▶ **DATA SHOWN**

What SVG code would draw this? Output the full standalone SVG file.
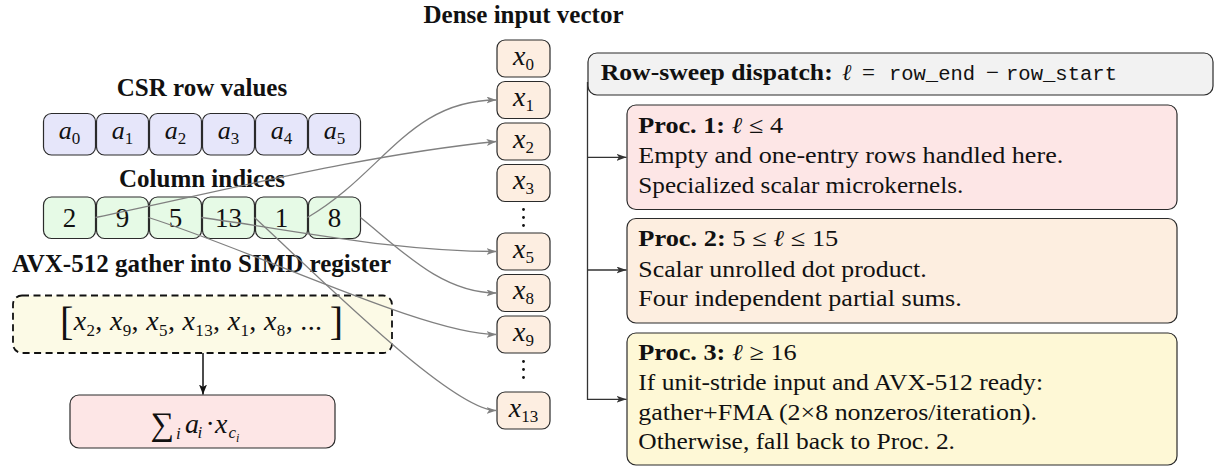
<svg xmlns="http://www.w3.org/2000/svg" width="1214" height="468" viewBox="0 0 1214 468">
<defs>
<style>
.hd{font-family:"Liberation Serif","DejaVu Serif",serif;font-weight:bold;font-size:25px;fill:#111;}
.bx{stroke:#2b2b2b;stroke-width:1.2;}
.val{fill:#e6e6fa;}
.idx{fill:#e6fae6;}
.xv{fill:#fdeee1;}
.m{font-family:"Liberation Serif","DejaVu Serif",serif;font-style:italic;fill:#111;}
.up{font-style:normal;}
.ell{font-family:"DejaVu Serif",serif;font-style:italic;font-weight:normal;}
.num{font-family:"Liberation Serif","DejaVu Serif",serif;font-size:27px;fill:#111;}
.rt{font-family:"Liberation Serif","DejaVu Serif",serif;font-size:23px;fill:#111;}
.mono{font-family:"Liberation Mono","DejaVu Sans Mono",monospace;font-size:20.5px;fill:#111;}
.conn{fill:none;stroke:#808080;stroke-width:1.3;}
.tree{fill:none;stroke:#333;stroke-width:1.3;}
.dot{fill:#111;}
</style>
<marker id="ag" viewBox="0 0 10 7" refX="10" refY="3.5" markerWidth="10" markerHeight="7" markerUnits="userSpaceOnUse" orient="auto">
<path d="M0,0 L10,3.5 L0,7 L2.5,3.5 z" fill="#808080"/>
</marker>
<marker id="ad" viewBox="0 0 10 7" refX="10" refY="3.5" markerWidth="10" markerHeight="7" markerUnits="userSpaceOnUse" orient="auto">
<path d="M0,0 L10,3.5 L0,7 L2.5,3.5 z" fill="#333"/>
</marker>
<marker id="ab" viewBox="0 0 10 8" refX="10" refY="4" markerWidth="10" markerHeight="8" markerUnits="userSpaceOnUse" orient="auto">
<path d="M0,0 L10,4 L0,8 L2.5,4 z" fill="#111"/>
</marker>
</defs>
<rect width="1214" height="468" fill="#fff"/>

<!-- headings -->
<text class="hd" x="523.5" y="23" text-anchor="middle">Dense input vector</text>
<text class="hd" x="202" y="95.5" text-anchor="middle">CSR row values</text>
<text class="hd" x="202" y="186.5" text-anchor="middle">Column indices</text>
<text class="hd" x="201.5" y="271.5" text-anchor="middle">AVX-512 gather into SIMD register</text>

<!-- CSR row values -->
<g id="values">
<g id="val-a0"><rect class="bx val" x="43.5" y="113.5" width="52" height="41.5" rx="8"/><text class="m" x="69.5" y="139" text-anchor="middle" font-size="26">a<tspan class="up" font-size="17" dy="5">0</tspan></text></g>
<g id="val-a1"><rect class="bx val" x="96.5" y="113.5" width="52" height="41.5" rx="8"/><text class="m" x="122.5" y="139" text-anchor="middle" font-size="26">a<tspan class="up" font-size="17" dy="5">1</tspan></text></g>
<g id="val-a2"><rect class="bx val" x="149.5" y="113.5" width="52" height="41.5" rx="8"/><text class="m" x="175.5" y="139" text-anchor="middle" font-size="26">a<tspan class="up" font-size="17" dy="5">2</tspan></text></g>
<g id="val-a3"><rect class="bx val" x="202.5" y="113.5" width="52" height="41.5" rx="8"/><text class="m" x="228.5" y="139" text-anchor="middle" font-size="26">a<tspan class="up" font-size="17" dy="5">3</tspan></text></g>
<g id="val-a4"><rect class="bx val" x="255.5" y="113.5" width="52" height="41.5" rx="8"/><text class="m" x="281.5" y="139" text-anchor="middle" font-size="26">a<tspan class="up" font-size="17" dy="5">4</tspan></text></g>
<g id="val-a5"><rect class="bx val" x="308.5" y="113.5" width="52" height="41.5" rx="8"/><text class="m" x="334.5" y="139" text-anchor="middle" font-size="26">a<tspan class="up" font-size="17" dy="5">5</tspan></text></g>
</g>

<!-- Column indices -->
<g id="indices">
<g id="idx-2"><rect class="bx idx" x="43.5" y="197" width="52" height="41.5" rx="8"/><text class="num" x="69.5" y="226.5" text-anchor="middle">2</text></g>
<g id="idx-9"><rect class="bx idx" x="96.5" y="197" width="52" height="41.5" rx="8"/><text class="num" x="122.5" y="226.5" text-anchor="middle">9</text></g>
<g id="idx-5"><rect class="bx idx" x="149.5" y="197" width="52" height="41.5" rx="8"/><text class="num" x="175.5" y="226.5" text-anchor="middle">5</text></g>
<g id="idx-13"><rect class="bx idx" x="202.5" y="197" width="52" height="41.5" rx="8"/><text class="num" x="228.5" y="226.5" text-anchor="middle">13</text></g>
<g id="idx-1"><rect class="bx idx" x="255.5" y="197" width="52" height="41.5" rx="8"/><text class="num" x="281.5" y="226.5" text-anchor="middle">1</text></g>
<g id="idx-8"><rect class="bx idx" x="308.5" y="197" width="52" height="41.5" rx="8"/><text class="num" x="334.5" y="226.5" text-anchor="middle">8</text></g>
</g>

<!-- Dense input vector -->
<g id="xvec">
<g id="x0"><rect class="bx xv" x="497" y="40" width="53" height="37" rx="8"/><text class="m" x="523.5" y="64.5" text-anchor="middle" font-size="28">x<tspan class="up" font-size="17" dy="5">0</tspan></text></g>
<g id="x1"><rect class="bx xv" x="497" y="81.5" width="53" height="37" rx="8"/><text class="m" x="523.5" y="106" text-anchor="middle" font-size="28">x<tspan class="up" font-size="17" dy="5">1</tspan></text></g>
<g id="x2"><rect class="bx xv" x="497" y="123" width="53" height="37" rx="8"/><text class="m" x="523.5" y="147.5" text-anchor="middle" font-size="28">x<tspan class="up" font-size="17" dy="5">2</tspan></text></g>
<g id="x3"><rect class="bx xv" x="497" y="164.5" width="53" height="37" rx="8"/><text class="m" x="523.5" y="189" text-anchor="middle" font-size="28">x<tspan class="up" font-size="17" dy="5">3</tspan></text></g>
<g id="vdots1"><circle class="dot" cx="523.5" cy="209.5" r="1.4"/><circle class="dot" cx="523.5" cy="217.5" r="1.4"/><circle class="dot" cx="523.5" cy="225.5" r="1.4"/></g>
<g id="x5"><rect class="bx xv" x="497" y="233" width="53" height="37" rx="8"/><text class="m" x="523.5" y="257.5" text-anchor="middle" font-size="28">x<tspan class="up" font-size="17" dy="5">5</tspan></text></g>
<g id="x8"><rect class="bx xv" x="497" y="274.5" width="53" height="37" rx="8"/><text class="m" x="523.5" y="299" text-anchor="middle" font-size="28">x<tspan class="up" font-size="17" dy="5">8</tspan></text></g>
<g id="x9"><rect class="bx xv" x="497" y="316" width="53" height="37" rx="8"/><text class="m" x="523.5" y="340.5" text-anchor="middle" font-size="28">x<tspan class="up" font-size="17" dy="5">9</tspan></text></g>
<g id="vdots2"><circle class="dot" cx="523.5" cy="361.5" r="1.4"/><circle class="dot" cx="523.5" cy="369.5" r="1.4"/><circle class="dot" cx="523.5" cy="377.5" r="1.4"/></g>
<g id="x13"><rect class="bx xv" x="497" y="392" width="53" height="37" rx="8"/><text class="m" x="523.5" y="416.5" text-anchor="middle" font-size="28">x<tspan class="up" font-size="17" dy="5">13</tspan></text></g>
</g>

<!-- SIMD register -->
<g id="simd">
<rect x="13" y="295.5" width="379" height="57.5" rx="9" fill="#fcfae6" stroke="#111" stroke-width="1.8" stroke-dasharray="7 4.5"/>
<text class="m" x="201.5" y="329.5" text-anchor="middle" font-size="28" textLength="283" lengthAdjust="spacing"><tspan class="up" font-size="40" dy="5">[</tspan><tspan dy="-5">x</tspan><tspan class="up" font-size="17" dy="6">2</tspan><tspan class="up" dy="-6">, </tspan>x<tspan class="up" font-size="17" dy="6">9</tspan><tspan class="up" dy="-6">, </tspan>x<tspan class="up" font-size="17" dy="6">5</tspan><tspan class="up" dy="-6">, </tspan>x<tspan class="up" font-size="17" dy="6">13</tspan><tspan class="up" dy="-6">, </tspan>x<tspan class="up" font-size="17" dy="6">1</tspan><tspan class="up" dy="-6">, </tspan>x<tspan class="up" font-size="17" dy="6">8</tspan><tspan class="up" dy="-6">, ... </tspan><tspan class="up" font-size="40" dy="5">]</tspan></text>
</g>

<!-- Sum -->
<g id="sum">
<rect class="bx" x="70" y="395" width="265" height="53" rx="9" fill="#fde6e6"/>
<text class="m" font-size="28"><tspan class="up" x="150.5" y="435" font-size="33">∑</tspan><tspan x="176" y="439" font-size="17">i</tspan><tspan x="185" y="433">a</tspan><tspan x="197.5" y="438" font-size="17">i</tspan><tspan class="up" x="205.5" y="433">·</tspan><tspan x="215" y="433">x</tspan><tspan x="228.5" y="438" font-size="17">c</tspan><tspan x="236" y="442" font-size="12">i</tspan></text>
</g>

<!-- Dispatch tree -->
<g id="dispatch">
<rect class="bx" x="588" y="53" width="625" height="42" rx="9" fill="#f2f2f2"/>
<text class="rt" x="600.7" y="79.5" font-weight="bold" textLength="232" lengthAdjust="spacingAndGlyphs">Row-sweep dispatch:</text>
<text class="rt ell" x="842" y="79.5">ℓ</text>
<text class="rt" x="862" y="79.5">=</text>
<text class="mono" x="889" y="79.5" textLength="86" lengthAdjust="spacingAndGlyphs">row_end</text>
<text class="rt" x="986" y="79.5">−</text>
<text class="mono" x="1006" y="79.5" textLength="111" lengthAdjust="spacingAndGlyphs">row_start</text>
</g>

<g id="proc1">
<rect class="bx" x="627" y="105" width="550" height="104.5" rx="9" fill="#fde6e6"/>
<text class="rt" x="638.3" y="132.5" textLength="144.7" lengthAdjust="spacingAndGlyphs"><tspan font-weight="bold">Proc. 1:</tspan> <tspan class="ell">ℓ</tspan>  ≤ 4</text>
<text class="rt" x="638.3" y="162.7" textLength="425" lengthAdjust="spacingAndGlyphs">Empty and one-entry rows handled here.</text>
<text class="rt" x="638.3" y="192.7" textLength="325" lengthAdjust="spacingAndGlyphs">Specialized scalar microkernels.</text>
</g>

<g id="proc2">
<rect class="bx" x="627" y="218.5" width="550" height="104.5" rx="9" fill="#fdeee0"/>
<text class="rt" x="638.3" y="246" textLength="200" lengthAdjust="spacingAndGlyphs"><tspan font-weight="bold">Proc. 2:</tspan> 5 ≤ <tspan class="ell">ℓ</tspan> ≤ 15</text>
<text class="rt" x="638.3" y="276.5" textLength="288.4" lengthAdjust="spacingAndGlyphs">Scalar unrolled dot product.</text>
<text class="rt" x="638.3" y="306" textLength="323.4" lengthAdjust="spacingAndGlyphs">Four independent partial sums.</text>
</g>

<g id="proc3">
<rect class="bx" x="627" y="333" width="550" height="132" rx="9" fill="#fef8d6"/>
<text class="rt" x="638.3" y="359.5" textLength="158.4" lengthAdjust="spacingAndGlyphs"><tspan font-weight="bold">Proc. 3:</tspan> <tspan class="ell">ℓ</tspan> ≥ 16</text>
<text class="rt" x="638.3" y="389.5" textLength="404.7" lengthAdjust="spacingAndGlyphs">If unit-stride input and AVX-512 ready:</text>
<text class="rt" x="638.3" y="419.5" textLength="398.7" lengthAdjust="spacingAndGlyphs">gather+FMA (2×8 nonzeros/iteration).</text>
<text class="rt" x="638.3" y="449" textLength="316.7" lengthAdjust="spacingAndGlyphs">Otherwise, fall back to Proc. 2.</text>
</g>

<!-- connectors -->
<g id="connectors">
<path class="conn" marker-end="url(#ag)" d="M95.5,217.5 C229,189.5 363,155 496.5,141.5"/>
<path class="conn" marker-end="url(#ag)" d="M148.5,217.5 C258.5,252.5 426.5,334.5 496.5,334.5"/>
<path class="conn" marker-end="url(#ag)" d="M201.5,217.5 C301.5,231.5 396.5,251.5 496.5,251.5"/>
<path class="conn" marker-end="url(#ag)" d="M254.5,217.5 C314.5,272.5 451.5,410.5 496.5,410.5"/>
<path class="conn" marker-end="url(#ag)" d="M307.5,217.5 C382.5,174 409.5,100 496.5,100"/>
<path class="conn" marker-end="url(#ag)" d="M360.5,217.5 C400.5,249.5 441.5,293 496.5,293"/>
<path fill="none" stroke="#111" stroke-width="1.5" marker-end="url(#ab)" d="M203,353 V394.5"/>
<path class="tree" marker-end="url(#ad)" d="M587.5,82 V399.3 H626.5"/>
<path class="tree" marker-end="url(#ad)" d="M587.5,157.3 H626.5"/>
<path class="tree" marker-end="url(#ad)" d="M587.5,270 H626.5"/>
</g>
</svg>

▶ **REQUIREMENTS**
Begin at the first line of the data above and repeat each line exactly, stopping after the line containing "into SIMD register</text>". Omit the pictures.

▶ **SOLUTION**
What SVG code would draw this? Output the full standalone SVG file.
<svg xmlns="http://www.w3.org/2000/svg" width="1214" height="468" viewBox="0 0 1214 468">
<defs>
<style>
.hd{font-family:"Liberation Serif","DejaVu Serif",serif;font-weight:bold;font-size:25px;fill:#111;}
.bx{stroke:#2b2b2b;stroke-width:1.2;}
.val{fill:#e6e6fa;}
.idx{fill:#e6fae6;}
.xv{fill:#fdeee1;}
.m{font-family:"Liberation Serif","DejaVu Serif",serif;font-style:italic;fill:#111;}
.up{font-style:normal;}
.ell{font-family:"DejaVu Serif",serif;font-style:italic;font-weight:normal;}
.num{font-family:"Liberation Serif","DejaVu Serif",serif;font-size:27px;fill:#111;}
.rt{font-family:"Liberation Serif","DejaVu Serif",serif;font-size:23px;fill:#111;}
.mono{font-family:"Liberation Mono","DejaVu Sans Mono",monospace;font-size:20.5px;fill:#111;}
.conn{fill:none;stroke:#808080;stroke-width:1.3;}
.tree{fill:none;stroke:#333;stroke-width:1.3;}
.dot{fill:#111;}
</style>
<marker id="ag" viewBox="0 0 10 7" refX="10" refY="3.5" markerWidth="10" markerHeight="7" markerUnits="userSpaceOnUse" orient="auto">
<path d="M0,0 L10,3.5 L0,7 L2.5,3.5 z" fill="#808080"/>
</marker>
<marker id="ad" viewBox="0 0 10 7" refX="10" refY="3.5" markerWidth="10" markerHeight="7" markerUnits="userSpaceOnUse" orient="auto">
<path d="M0,0 L10,3.5 L0,7 L2.5,3.5 z" fill="#333"/>
</marker>
<marker id="ab" viewBox="0 0 10 8" refX="10" refY="4" markerWidth="10" markerHeight="8" markerUnits="userSpaceOnUse" orient="auto">
<path d="M0,0 L10,4 L0,8 L2.5,4 z" fill="#111"/>
</marker>
</defs>
<rect width="1214" height="468" fill="#fff"/>

<!-- headings -->
<text class="hd" x="523.5" y="23" text-anchor="middle">Dense input vector</text>
<text class="hd" x="202" y="95.5" text-anchor="middle">CSR row values</text>
<text class="hd" x="202" y="186.5" text-anchor="middle">Column indices</text>
<text class="hd" x="201.5" y="271.5" text-anchor="middle">AVX-512 gather into SIMD register</text>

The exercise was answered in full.